Two bivariate polynomials (or rational functions) that generate $\mathbb{C}(x,y)$ Let $f=f(x,y),g=g(x,y) \in \mathbb{C}[x,y]$, each of degree $\geq 1$, and $f,g$ are algebraically independent over $\mathbb{C}$ (= their Jacobian $\in \mathbb{C}[x,y]-\{0\}$).

(1) Is there a sufficient condition that will guarantee that $\mathbb{C}(f,g)=\mathbb{C}(x,y)$?

Perhaps it would help if we will consider $f$ and $g$ as polynomials in one variable $y$ over $\mathbb{C}(x) \subset \bar{\mathbb{C}(x)}$?
A related question I have asked is this question, but I have not got an answer for it, so I decided to ask the above related question here, hoping to get some additional help.
A remark: I have just found three relevant papers: 1, 2 and
3, where the last one seems to answer my question (Theorem 1.10, or more accurately, since here the base field is of characteristic zero, Theorem 1.10 in characteristic zero is a result of K.P. Russell "Field generators in two variables", J. Math. Kyoto Univ., 1.

(2) Does it make a difference if we allow $f,g \in \mathbb{C}(x,y)$?  

For example, $f=x$ and $g=\frac{1}{y}$ (what is the analog notion of being algebraically independent?).
Any comments are welcome!

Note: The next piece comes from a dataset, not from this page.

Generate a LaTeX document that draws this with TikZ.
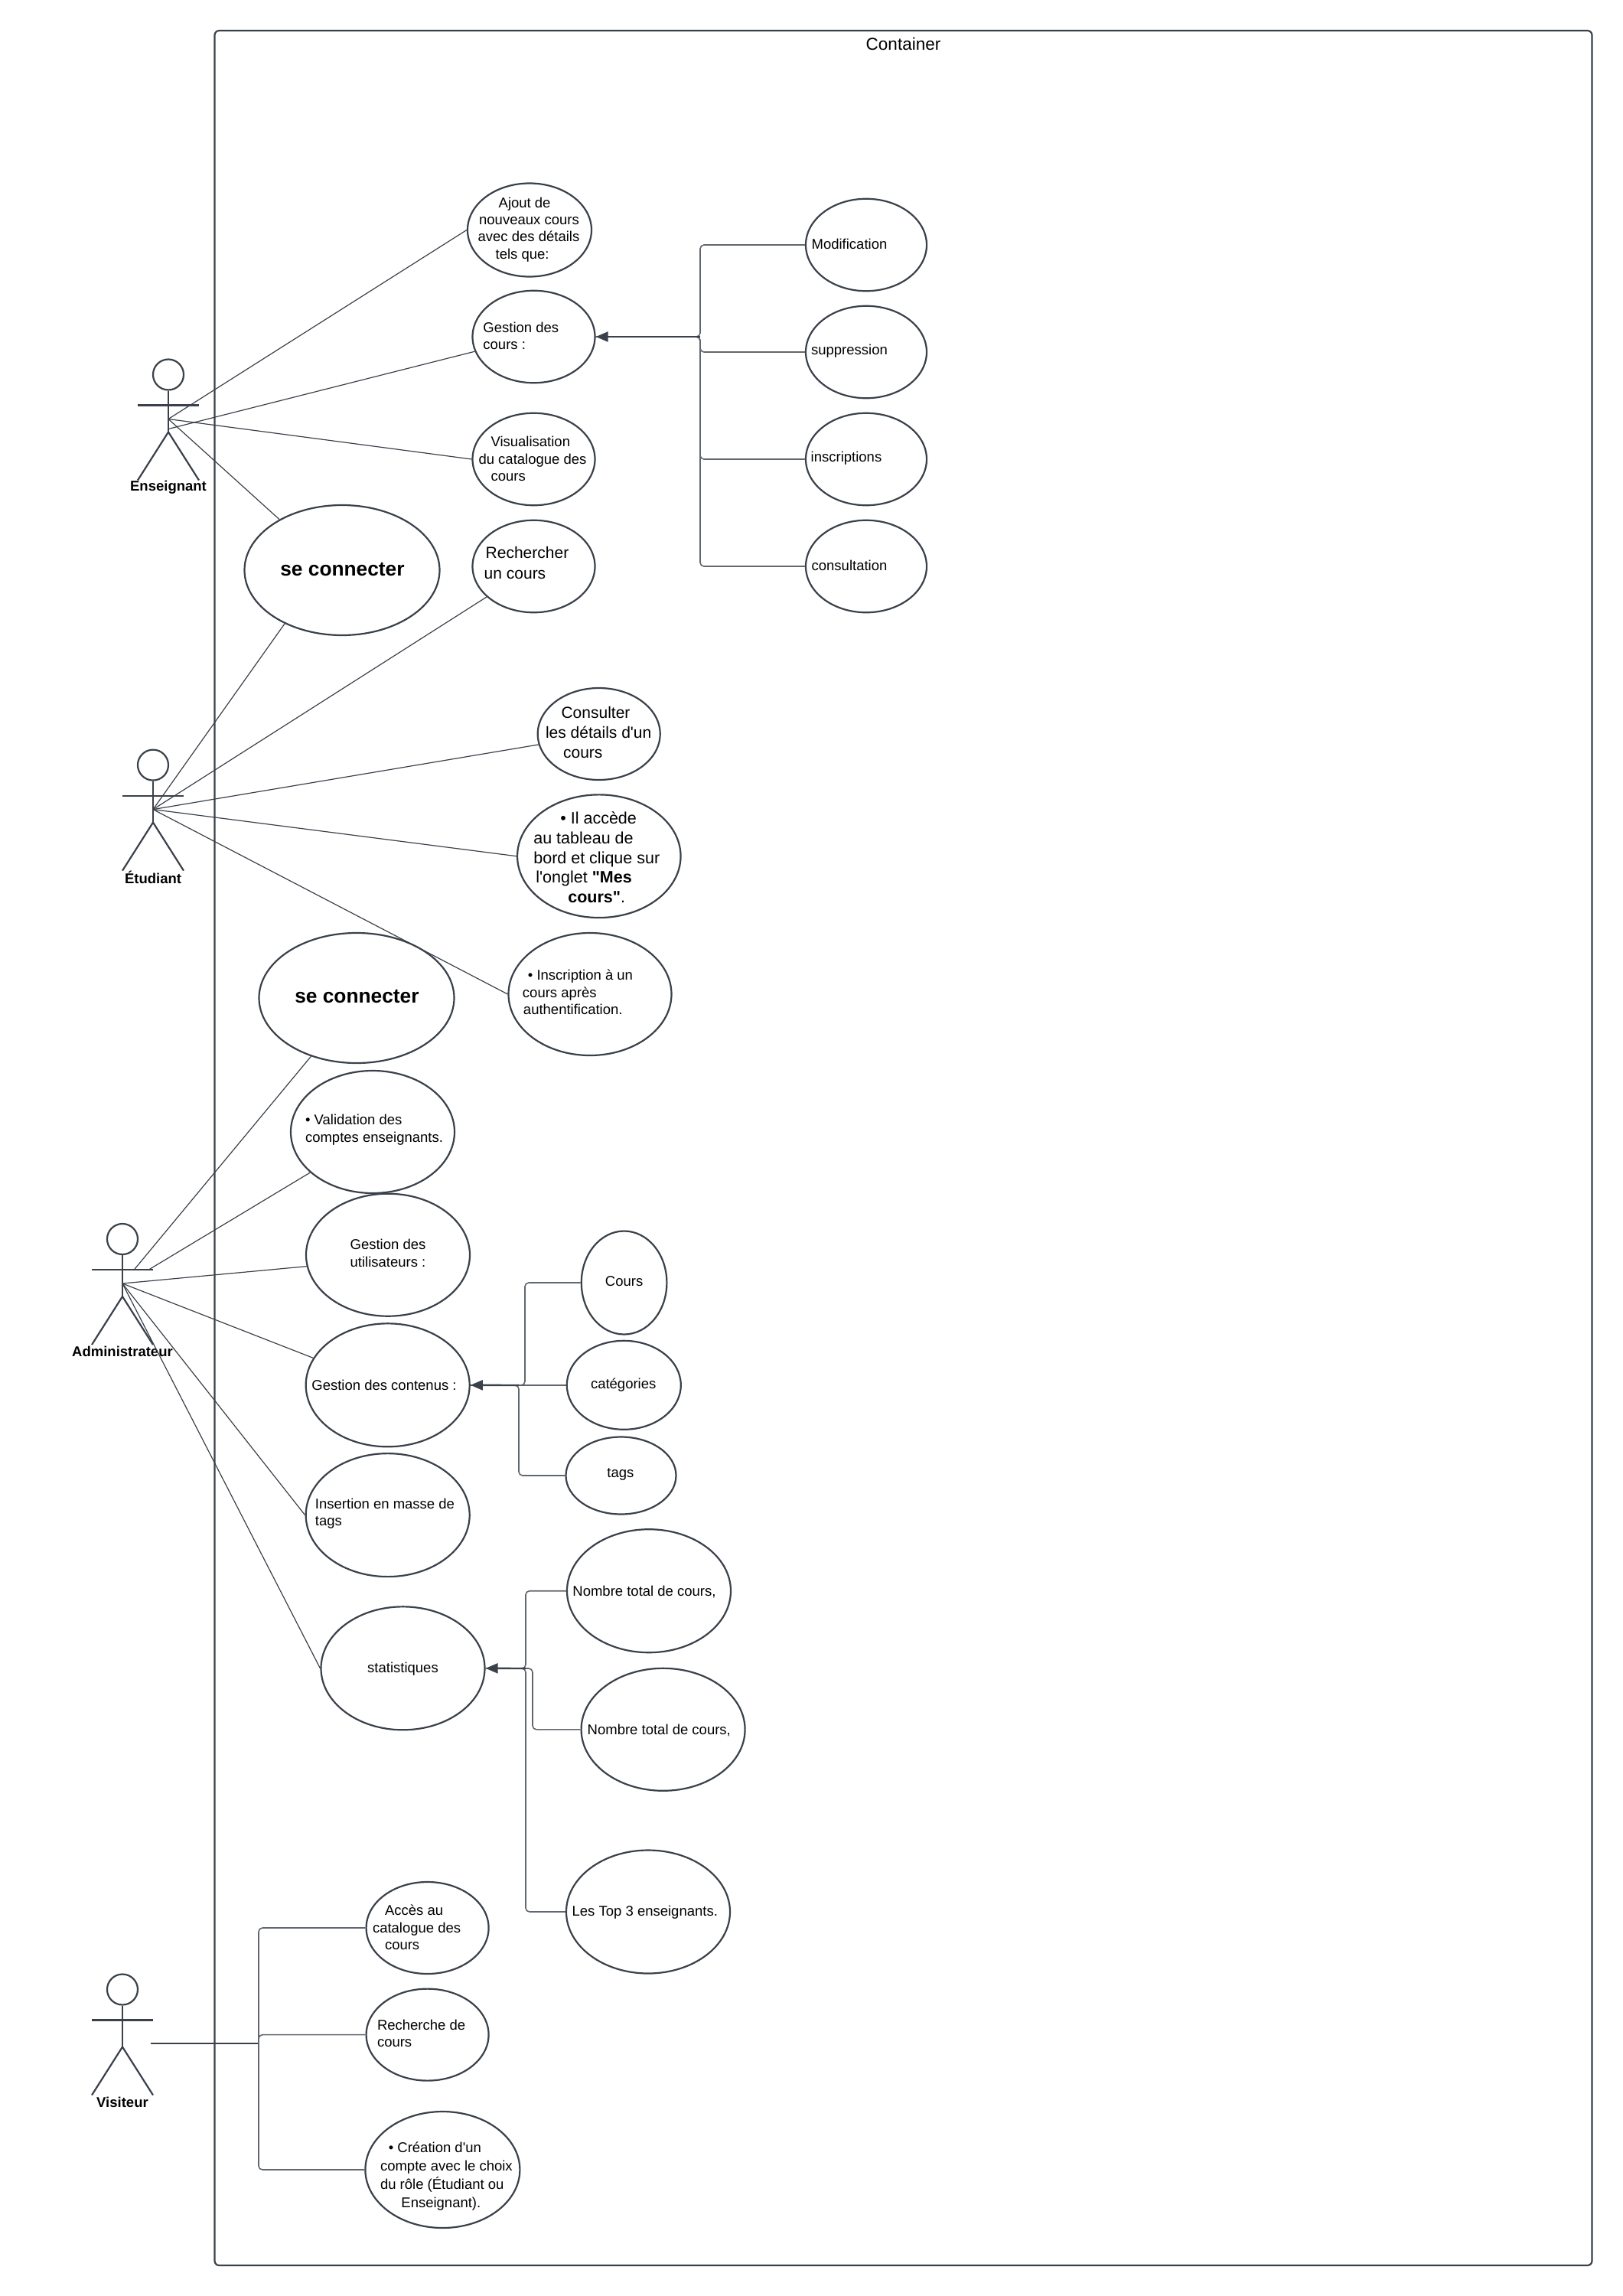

Thank you.
 A: The two polynomials that you are giving provide a morphism $\tau\colon\mathbb{C}^2\to \mathbb{C}^2$, given by $(x,y)\mapsto (f(x,y),g(x,y))$. 
This map $\tau$ is dominant if and only if $f$ and $g$ are algebraically independent (which seems what you already ask).
This map $\tau$ is birational if and only if $\mathbb{C}(f,g)=\mathbb{C}(x,y)$. This is also equivalent to ask that is is generically injective, which means that the preimage of a general point consists of one single point.
In practical, you can extend your morphism to a birational map from $\mathbb{P}^2$ to $\mathbb{P}^2$ by homogenising, and use Bézout Theorem: you find the common roots of the two homogenised polynomials in $\mathbb{P}^2$ (all these are on the line at infinity because the map is a morphism on $\mathbb{C}^2$). You then blow-up these and count the multiplicities of all base-points, including infinitely near ones. Then the map is birational if and only if $d^2-\sum m_i^2=1$, where $d$ is the degree (max of the degree of $f$ and $g$) and the $m_i$ are the multiplicities.
The article you mention are dealing with a related question which takes only one polynomial $f$ and try to find if it is a variable, i.e. if there is $g$ such that $(f,g)$ is birational.